— start of DATA EXCERPT —

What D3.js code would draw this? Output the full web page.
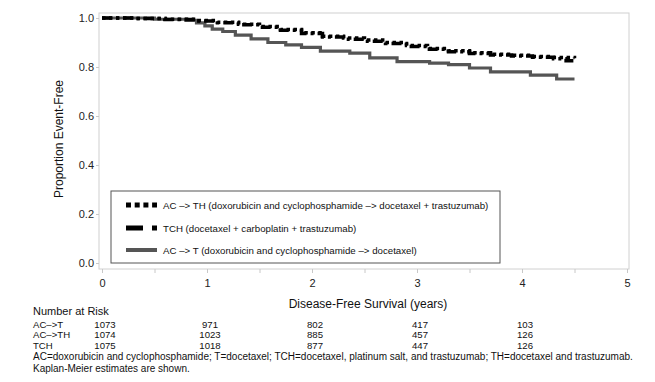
<!DOCTYPE html>
<html><head><meta charset="utf-8">
<script src="https://cdn.jsdelivr.net/npm/d3@7"></script>
<style>
body{margin:0;background:#fff;}
svg{display:block;font-family:"Liberation Sans",Arial,Helvetica,sans-serif;}
</style></head>
<body>
<svg id="chart" width="655" height="382"></svg>
<script>
// ---- data ----
const seriesNames = ["AC –> TH (doxorubicin and cyclophosphamide –> docetaxel + trastuzumab)",
  "TCH (docetaxel + carboplatin + trastuzumab)",
  "AC –> T (doxorubicin and cyclophosphamide –> docetaxel)"];
const acthTimes = [0,0.3,0.6,0.9,1.1,1.3,1.5,1.7,1.9,2.1,2.3,2.5,2.7,2.9,3.1,3.3,3.5,3.7,3.9,4.1,4.3,4.5];
const acthSurv  = [1,0.998,0.995,0.99,0.983,0.975,0.965,0.953,0.94,0.926,0.918,0.91,0.9,0.888,0.876,0.866,0.858,0.852,0.848,0.843,0.839,0.836];
const tchTimes  = [0,0.3,0.6,0.9,1.1,1.3,1.5,1.7,1.9,2.1,2.3,2.5,2.7,2.9,3.1,3.3,3.5,3.7,3.9,4.1,4.3,4.42,4.5];
const tchSurv   = [1,0.998,0.994,0.988,0.981,0.972,0.962,0.95,0.937,0.922,0.913,0.905,0.896,0.884,0.872,0.862,0.855,0.849,0.845,0.84,0.834,0.826,0.82];
const actTimes  = [0,0.5,0.8,0.9,0.98,1.05,1.15,1.27,1.42,1.58,1.75,1.9,2.08,2.36,2.55,2.81,3.12,3.3,3.5,3.7,4.08,4.33,4.5];
const actSurv   = [1,0.995,0.99,0.98,0.968,0.955,0.945,0.93,0.915,0.9,0.89,0.88,0.865,0.857,0.837,0.822,0.816,0.81,0.796,0.78,0.767,0.751,0.751];
const xTickLabels = [0,1,2,3,4,5];
const yTickLabels = [0.0,0.2,0.4,0.6,0.8,1.0];
const riskLabels = ["AC–>T","AC–>TH","TCH"];
const riskTimes = [0,1,2,3,4];
const riskACT  = [1073,971,802,417,103];
const riskACTH = [1074,1023,885,457,126];
const riskTCH  = [1075,1018,877,447,126];
const footnotes = ["AC=doxorubicin and cyclophosphamide; T=docetaxel; TCH=docetaxel, platinum salt, and trastuzumab; TH=docetaxel and trastuzumab.",
  "Kaplan-Meier estimates are shown."];

// ---- chart ----
const svg = d3.select("#chart");
const x = d3.scaleLinear().domain([0,5]).range([102,627]);
const y = d3.scaleLinear().domain([0,1]).range([263,18]);
const frame = {l:99,t:13,r:629,b:269};

svg.append("rect").attr("x",frame.l).attr("y",frame.t)
  .attr("width",frame.r-frame.l).attr("height",frame.b-frame.t)
  .attr("fill","none").attr("stroke","#d0d0d0").attr("stroke-width",1);

// x axis
const xAxis = d3.axisBottom(x).tickValues(d3.range(0,5.01,0.5)).tickSize(4).tickPadding(6)
  .tickFormat(d => Number.isInteger(d) ? d3.format("d")(d) : "");
const gx = svg.append("g").attr("transform",`translate(0,${frame.b})`).call(xAxis);
gx.select(".domain").remove();
gx.selectAll("line").attr("stroke","#c8c8c8");
gx.selectAll("text").attr("font-size",11).attr("fill","#222").attr("font-family","Liberation Sans, Arial, sans-serif");

// y axis
const yAxis = d3.axisLeft(y).tickValues(yTickLabels).tickSize(3).tickPadding(2).tickFormat(d3.format(".1f"));
const gy = svg.append("g").attr("transform",`translate(${frame.l},0)`).call(yAxis);
gy.select(".domain").remove();
gy.selectAll("line").attr("stroke","#c8c8c8");
gy.selectAll("text").attr("font-size",11).attr("fill","#222").attr("font-family","Liberation Sans, Arial, sans-serif");

// titles
svg.append("text").attr("x",368).attr("y",308).attr("text-anchor","middle")
  .attr("font-size",12).attr("fill","#111").text("Disease-Free Survival (years)");
svg.append("text").attr("transform","translate(63,139) rotate(-90)").attr("text-anchor","middle")
  .attr("font-size",12).attr("fill","#111").text("Proportion Event-Free");

// curves
const line = d3.line().x(d=>x(d[0])).y(d=>y(d[1])).curve(d3.curveStepAfter);
const styles = [
  {color:"#000", width:3.5, dash:"3.5,3.5", legendDash:"5,3.7"},
  {color:"#000", width:3.5, dash:"10,4,3,4", legendDash:"17,9,6,9"},
  {color:"#555", width:3.2, dash:null, legendDash:null}
];
const curves = [d3.zip(actTimes,actSurv), d3.zip(tchTimes,tchSurv), d3.zip(acthTimes,acthSurv)];
const curveStyle = [styles[2], styles[1], styles[0]];
curves.forEach((c,i)=>{
  const s = curveStyle[i];
  svg.append("path").datum(c).attr("d",line).attr("fill","none")
    .attr("stroke",s.color).attr("stroke-width",s.width)
    .attr("stroke-dasharray",s.dash);
});

// legend
svg.append("rect").attr("x",111).attr("y",191).attr("width",389).attr("height",72)
  .attr("fill","#fff").attr("stroke","#555").attr("stroke-width",1);
const legY = [205,228,250];
seriesNames.forEach((n,i)=>{
  const s = styles[i];
  svg.append("line").attr("x1",126).attr("x2",157).attr("y1",legY[i]).attr("y2",legY[i])
    .attr("stroke",s.color).attr("stroke-width",i===2?4:5).attr("stroke-dasharray",s.legendDash);
  svg.append("text").attr("x",163).attr("y",legY[i]+3.5).attr("font-size",9.7).attr("fill","#111").text(n);
});

// number at risk table
svg.append("text").attr("x",33).attr("y",315).attr("font-size",11).attr("fill","#111").text("Number at Risk");
const riskRows = [riskACT, riskACTH, riskTCH];
const rowY = [327.5,338,348.5];
riskRows.forEach((row,i)=>{
  svg.append("text").attr("x",33).attr("y",rowY[i]).attr("font-size",9.6).attr("fill","#111").text(riskLabels[i]);
  row.forEach((v,j)=>{
    svg.append("text").attr("x",x(riskTimes[j])+3).attr("y",rowY[i]).attr("text-anchor","middle")
      .attr("font-size",9.6).attr("fill","#111").text(v);
  });
});
footnotes.forEach((f,i)=>{
  svg.append("text").attr("x",33).attr("y",360+i*11.5).attr("font-size",10).attr("fill","#111").text(f);
});
</script>
</body></html>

— end of DATA EXCERPT —

* DIRECTIONS: Omit every picture, then repeat the remaining data exactly as it appears above.

* EXPECTED ANSWER:
What D3.js code would draw this? Output the full web page.
<!DOCTYPE html>
<html><head><meta charset="utf-8">
<script src="https://cdn.jsdelivr.net/npm/d3@7"></script>
<style>
body{margin:0;background:#fff;}
svg{display:block;font-family:"Liberation Sans",Arial,Helvetica,sans-serif;}
</style></head>
<body>
<svg id="chart" width="655" height="382"></svg>
<script>
// ---- data ----
const seriesNames = ["AC –> TH (doxorubicin and cyclophosphamide –> docetaxel + trastuzumab)",
  "TCH (docetaxel + carboplatin + trastuzumab)",
  "AC –> T (doxorubicin and cyclophosphamide –> docetaxel)"];
const acthTimes = [0,0.3,0.6,0.9,1.1,1.3,1.5,1.7,1.9,2.1,2.3,2.5,2.7,2.9,3.1,3.3,3.5,3.7,3.9,4.1,4.3,4.5];
const acthSurv  = [1,0.998,0.995,0.99,0.983,0.975,0.965,0.953,0.94,0.926,0.918,0.91,0.9,0.888,0.876,0.866,0.858,0.852,0.848,0.843,0.839,0.836];
const tchTimes  = [0,0.3,0.6,0.9,1.1,1.3,1.5,1.7,1.9,2.1,2.3,2.5,2.7,2.9,3.1,3.3,3.5,3.7,3.9,4.1,4.3,4.42,4.5];
const tchSurv   = [1,0.998,0.994,0.988,0.981,0.972,0.962,0.95,0.937,0.922,0.913,0.905,0.896,0.884,0.872,0.862,0.855,0.849,0.845,0.84,0.834,0.826,0.82];
const actTimes  = [0,0.5,0.8,0.9,0.98,1.05,1.15,1.27,1.42,1.58,1.75,1.9,2.08,2.36,2.55,2.81,3.12,3.3,3.5,3.7,4.08,4.33,4.5];
const actSurv   = [1,0.995,0.99,0.98,0.968,0.955,0.945,0.93,0.915,0.9,0.89,0.88,0.865,0.857,0.837,0.822,0.816,0.81,0.796,0.78,0.767,0.751,0.751];
const xTickLabels = [0,1,2,3,4,5];
const yTickLabels = [0.0,0.2,0.4,0.6,0.8,1.0];
const riskLabels = ["AC–>T","AC–>TH","TCH"];
const riskTimes = [0,1,2,3,4];
const riskACT  = [1073,971,802,417,103];
const riskACTH = [1074,1023,885,457,126];
const riskTCH  = [1075,1018,877,447,126];
const footnotes = ["AC=doxorubicin and cyclophosphamide; T=docetaxel; TCH=docetaxel, platinum salt, and trastuzumab; TH=docetaxel and trastuzumab.",
  "Kaplan-Meier estimates are shown."];

// ---- chart ----
const svg = d3.select("#chart");
const x = d3.scaleLinear().domain([0,5]).range([102,627]);
const y = d3.scaleLinear().domain([0,1]).range([263,18]);
const frame = {l:99,t:13,r:629,b:269};

svg.append("rect").attr("x",frame.l).attr("y",frame.t)
  .attr("width",frame.r-frame.l).attr("height",frame.b-frame.t)
  .attr("fill","none").attr("stroke","#d0d0d0").attr("stroke-width",1);

// x axis
const xAxis = d3.axisBottom(x).tickValues(d3.range(0,5.01,0.5)).tickSize(4).tickPadding(6)
  .tickFormat(d => Number.isInteger(d) ? d3.format("d")(d) : "");
const gx = svg.append("g").attr("transform",`translate(0,${frame.b})`).call(xAxis);
gx.select(".domain").remove();
gx.selectAll("line").attr("stroke","#c8c8c8");
gx.selectAll("text").attr("font-size",11).attr("fill","#222").attr("font-family","Liberation Sans, Arial, sans-serif");

// y axis
const yAxis = d3.axisLeft(y).tickValues(yTickLabels).tickSize(3).tickPadding(2).tickFormat(d3.format(".1f"));
const gy = svg.append("g").attr("transform",`translate(${frame.l},0)`).call(yAxis);
gy.select(".domain").remove();
gy.selectAll("line").attr("stroke","#c8c8c8");
gy.selectAll("text").attr("font-size",11).attr("fill","#222").attr("font-family","Liberation Sans, Arial, sans-serif");

// titles
svg.append("text").attr("x",368).attr("y",308).attr("text-anchor","middle")
  .attr("font-size",12).attr("fill","#111").text("Disease-Free Survival (years)");
svg.append("text").attr("transform","translate(63,139) rotate(-90)").attr("text-anchor","middle")
  .attr("font-size",12).attr("fill","#111").text("Proportion Event-Free");

// curves
const line = d3.line().x(d=>x(d[0])).y(d=>y(d[1])).curve(d3.curveStepAfter);
const styles = [
  {color:"#000", width:3.5, dash:"3.5,3.5", legendDash:"5,3.7"},
  {color:"#000", width:3.5, dash:"10,4,3,4", legendDash:"17,9,6,9"},
  {color:"#555", width:3.2, dash:null, legendDash:null}
];
const curves = [d3.zip(actTimes,actSurv), d3.zip(tchTimes,tchSurv), d3.zip(acthTimes,acthSurv)];
const curveStyle = [styles[2], styles[1], styles[0]];
curves.forEach((c,i)=>{
  const s = curveStyle[i];
  svg.append("path").datum(c).attr("d",line).attr("fill","none")
    .attr("stroke",s.color).attr("stroke-width",s.width)
    .attr("stroke-dasharray",s.dash);
});

// legend
svg.append("rect").attr("x",111).attr("y",191).attr("width",389).attr("height",72)
  .attr("fill","#fff").attr("stroke","#555").attr("stroke-width",1);
const legY = [205,228,250];
seriesNames.forEach((n,i)=>{
  const s = styles[i];
  svg.append("line").attr("x1",126).attr("x2",157).attr("y1",legY[i]).attr("y2",legY[i])
    .attr("stroke",s.color).attr("stroke-width",i===2?4:5).attr("stroke-dasharray",s.legendDash);
  svg.append("text").attr("x",163).attr("y",legY[i]+3.5).attr("font-size",9.7).attr("fill","#111").text(n);
});

// number at risk table
svg.append("text").attr("x",33).attr("y",315).attr("font-size",11).attr("fill","#111").text("Number at Risk");
const riskRows = [riskACT, riskACTH, riskTCH];
const rowY = [327.5,338,348.5];
riskRows.forEach((row,i)=>{
  svg.append("text").attr("x",33).attr("y",rowY[i]).attr("font-size",9.6).attr("fill","#111").text(riskLabels[i]);
  row.forEach((v,j)=>{
    svg.append("text").attr("x",x(riskTimes[j])+3).attr("y",rowY[i]).attr("text-anchor","middle")
      .attr("font-size",9.6).attr("fill","#111").text(v);
  });
});
footnotes.forEach((f,i)=>{
  svg.append("text").attr("x",33).attr("y",360+i*11.5).attr("font-size",10).attr("fill","#111").text(f);
});
</script>
</body></html>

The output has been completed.